The Wall Street Journal has a pretty negative article on Google’s innovation programs and cost cutting efforts. (Thanks to Prasad for finding this and highlighting it via his Twitter account.) Here is why Google’s innovation efforts matter to me as a venture capitalist - investors and technology entrepreneurs have a fear of Google. In meetings I often hear, “why can’t Google just do this with their engineers’ spare time?” or “why can’t Google come up with something like this and crush you with their distribution?”
From the article:
…with the U.S. economy in a recession, Google is ratcheting back spending and cutting new projects. “We have to behave as though we don’t know” what’s going to happen, says Google Chief Executive Eric Schmidt. The company will curtail the “dark matter,” he says, projects that “haven’t really caught on” and “aren’t really that exciting.” He says the company is “not going to give” an engineer 20 people to work with on certain experimental projects anymore. “When the cycle comes back,” he says, “we will be able to fund his brilliant vision.”

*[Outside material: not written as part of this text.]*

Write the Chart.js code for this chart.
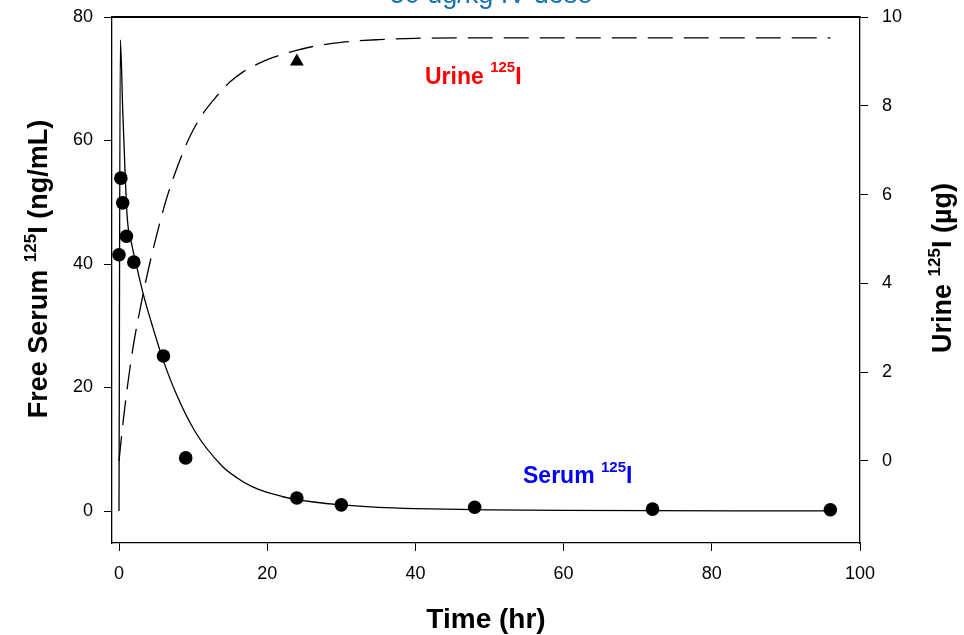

The thought among VCs was that, with millions and millions of people viewing the Google search page each day, Google could easily launch and test all sorts of crazy new services, like Google Checkout or Google Finance or Google Base or Gmail. Some of these have really taken off, and with the early(ish) success of Gmail VCs were quaking in our collective boots that Google could easily leverage its distribution power into huge market share for any new product its engineers dreamed of creating.
But maybe Google’s distribtion heft isn’t enough?
Anyways, this was more of a long tweet than a real blog post. There is no real conclusion here, just a thought I wanted to throw out there.